A thousand thoughts ran through my mind, but none came out.

And from that point on, my memory is blank.

The next thing I remember, I was back on the train—just as before.

I checked my watch.
Ten, maybe fifteen minutes had passed.

I looked at the young man beside me.
Nothing had changed. He was just the same.
The train was filled with passengers again, each absorbed in their own quiet lives.

Before long, we arrived at our destination.
A normal station. Nothing strange about it.

As we walked toward the gate, I felt an urge to tell him what I’d just experienced.
I knew it had to be a dream.
And yet, it had felt too real.
Even now, I could still feel the cold metal of the station doorknob in my hand.

I hesitated, then spoke.

“Hey, this might sound strange, but earlier—”

“Oh, I need to stop by the office real quick,” he said, our voices overlapping for a moment.
“Sorry—I’ll head out from here.”

And with a smile, he walked off toward the transfer platform.

I watched his back and thought:
Did he just… cut me off?

No. That can’t be. Why would he?

And that’s when I realized—I was more exhausted than I’d thought.

I just wanted to go home. Say I’m back. Eat something. Crawl into bed.
Maybe even say thanks—for being the one I come home to.
I passed through the gate and headed for my next train.

Some time later, when the strange dream had begun to fade into memory, I found something in my bag.

I hadn’t noticed it before—thin, cool, and just heavy enough to sink to the bottom.

I pulled it out.

It was the chisel my father had used for sixty years.

We hadn’t found it when sorting through his belongings.
Even my mother had found it odd—he would never have misplaced it.

How did it end up in my bag?

I couldn’t help but wonder.
And for some reason, I found myself letting out a quiet laugh.
Ah, Father.
Maybe this was as close as we were ever going to get.

I called my mother. I was planning to send it to her.
But she didn’t even pause.

“No,” she said. “You keep it.”

And in that moment, something I’d been carrying for years quietly let go of me.

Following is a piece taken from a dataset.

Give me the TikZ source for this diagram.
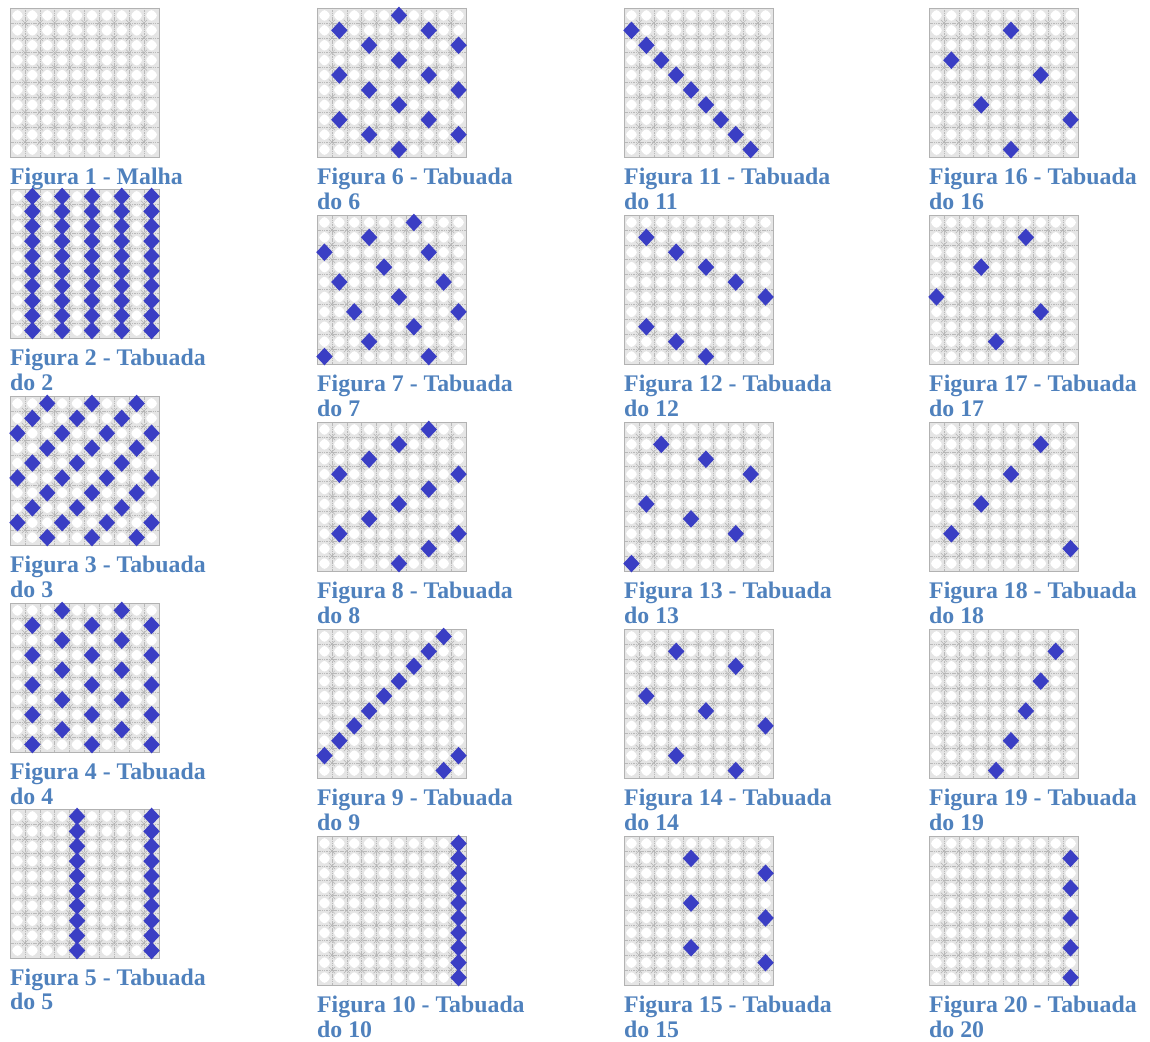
\documentclass[tikz,border=0pt]{standalone}
\usepackage{fontspec}
\setmainfont{Liberation Serif}
\definecolor{capblue}{RGB}{79,129,189}
\definecolor{markblue}{RGB}{58,62,196}
\tikzset{
  x=1pt, y=-1pt,
  gridbg/.style={fill=gray!20},
  cellhole/.style={fill=white},
  gridline/.style={draw=gray!55, line width=0.45pt, dash pattern=on 1.5pt off 0.8pt},
  xmark/.style={draw=gray!60, line width=0.5pt},
  markdia/.style={fill=markblue},
  figcap/.style={anchor=base west, inner sep=0pt, font=\fontsize{23.8}{24}\selectfont\bfseries, text=capblue},
}
% #1 left x, #2 top y, #3 multiplier (1 = empty mesh)
\newcommand{\tabgrid}[3]{%
  \begin{scope}[shift={(#1,#2)}]
    \fill[gridbg] (0,0) rectangle (149,149);
    \foreach \ii in {0,...,9}{\foreach \jj in {0,...,9}{
      \fill[cellhole, rounded corners=3pt] ({\ii*14.9+7.45},{\jj*14.9+0.9}) -- ++(6.55,6.55) -- ++(-6.55,6.55) -- ++(-6.55,-6.55) -- cycle;}}
    \foreach \ii in {0,...,10}{
      \draw[gridline] ({\ii*14.9},0) -- ({\ii*14.9},149);
      \draw[gridline] (0,{\ii*14.9}) -- (149,{\ii*14.9});}
    \foreach \ii in {1,...,9}{\foreach \jj in {1,...,9}{
      \draw[xmark] ({\ii*14.9-3},{\jj*14.9-3}) -- ++(6,6) ++(-6,0) -- ++(6,-6);}}
    \draw[draw=gray!60, line width=0.6pt] (0,0) rectangle (149,149);
    \ifnum#3>1
      \pgfmathtruncatemacro{\cnt}{floor(100/#3)}
      \foreach \kk in {1,...,\cnt}{
        \pgfmathtruncatemacro{\mm}{\kk*#3-1}
        \pgfmathtruncatemacro{\rr}{floor(\mm/10)}
        \pgfmathtruncatemacro{\cc}{mod(\mm,10)}
        \fill[markdia] ({\cc*14.9+7.45},{\rr*14.9+7.45}) ++(0,-8.8) -- ++(8.2,8.8) -- ++(-8.2,8.8) -- ++(-8.2,-8.8) -- cycle;
      }
    \fi
  \end{scope}}
\begin{document}
\begin{tikzpicture}
\fill[white] (0,0) rectangle (1150,1041);
\useasboundingbox (0,0) rectangle (1150,1041);
% column 1
\tabgrid{10}{8}{1}
\node[figcap] (c1) at (10,184) {Figura 1 - Malha};
\tabgrid{10}{189}{2}
\node[figcap] (c2) at (10,365) {Figura 2 - Tabuada};
\node[figcap] (d2) at (10,390) {do 2};
\tabgrid{10}{396}{3}
\node[figcap] (c3) at (10,572) {Figura 3 - Tabuada};
\node[figcap] (d3) at (10,597) {do 3};
\tabgrid{10}{603}{4}
\node[figcap] (c4) at (10,779) {Figura 4 - Tabuada};
\node[figcap] (d4) at (10,804) {do 4};
\tabgrid{10}{809}{5}
\node[figcap] (c5) at (10,985) {Figura 5 - Tabuada};
\node[figcap] (d5) at (10,1009) {do 5};
% columns 2-4
\foreach \cx/\base in {317/6, 624/11, 929/16}{
  \foreach \row/\top in {0/8, 1/215, 2/422, 3/629, 4/836}{
    \pgfmathtruncatemacro{\nn}{\base+\row}
    \tabgrid{\cx}{\top}{\nn}
    \node[figcap] (c\nn) at (\cx,\top+176) {Figura \nn{} - Tabuada};
    \node[figcap] (d\nn) at (\cx,\top+201) {do \nn};
  }
}
\end{tikzpicture}
\end{document}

3. Finding It on the Map That Isn’t There

3-1. Where Is Kisaragi Station?

Kisaragi Station does not exist.
It has never appeared on any official railway map, timetable, or signage. And yet, for two decades, people have been asking the same question: Where is it, really?

Some have tried to find answers in the real world.
One station frequently mentioned is Nishi-Kajima Station in Shizuoka Prefecture. Located at the end of the Enshū Railway line, it’s a quiet terminal surrounded by forest and tunnels—features that match the eerie, isolated setting described in the original message board posts.

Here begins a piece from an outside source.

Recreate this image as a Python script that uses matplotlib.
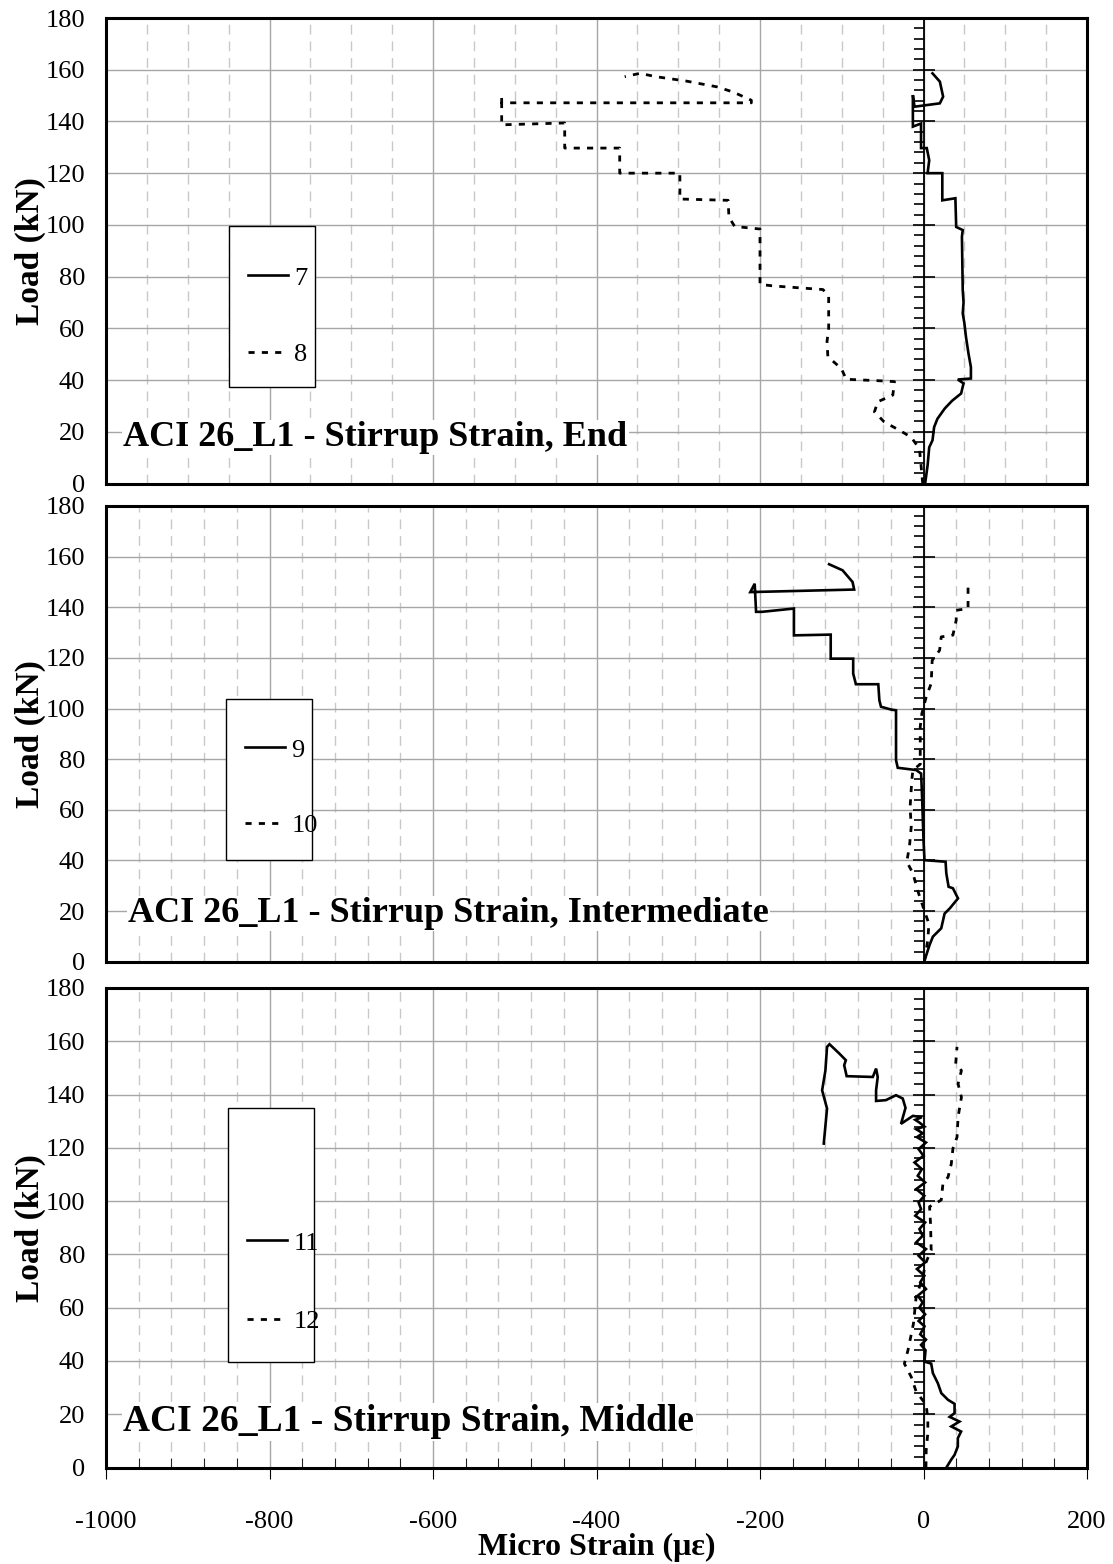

Others point to abandoned or unmanned stations scattered across Japan’s countryside.
Places where the platform creaks under your feet, and the timetable seems like a suggestion rather than a promise.

None of these are Kisaragi Station.
But all of them might be.


3-2. If You Want to Visit: Suggested Route

If the story of Kisaragi Station has sparked something in you—a curiosity, a chill, a longing—there is a journey you can take.

From Hamamatsu Station, take the Enshū Railway Line to its terminus at Nishi-Kajima Station. The ride takes about 30 minutes.
Once there, you’ll find a modest station surrounded by quiet streets, hills, and yes—a tunnel nearby.

A few things to keep in mind:

  • There is no “real” Kisaragi Station. You’re visiting an echo, not a destination.
  • Respect the area and the people who live there. This is their home, not a theme park.
  • Don’t go looking for the supernatural. Sometimes, the silence of a countryside station is more than enough.

3-3. What You’re Really Searching For

Maybe you won’t find an abandoned station.
No flickering lights, no vanishing passengers. No pillar of light waiting inside a wooden building.

But perhaps that’s not what you’re meant to find.

Kisaragi Station isn’t a place. It’s a moment.
A soft slide away from the everyday.
A vague feeling that something’s off, but not wrong enough to stop you.
A sense that the world has shifted, just slightly, and you’re the only one who noticed.

It’s not on any map.

But you might already know how to get there.

You won’t find it on any map.
But you might carry the directions in your mind.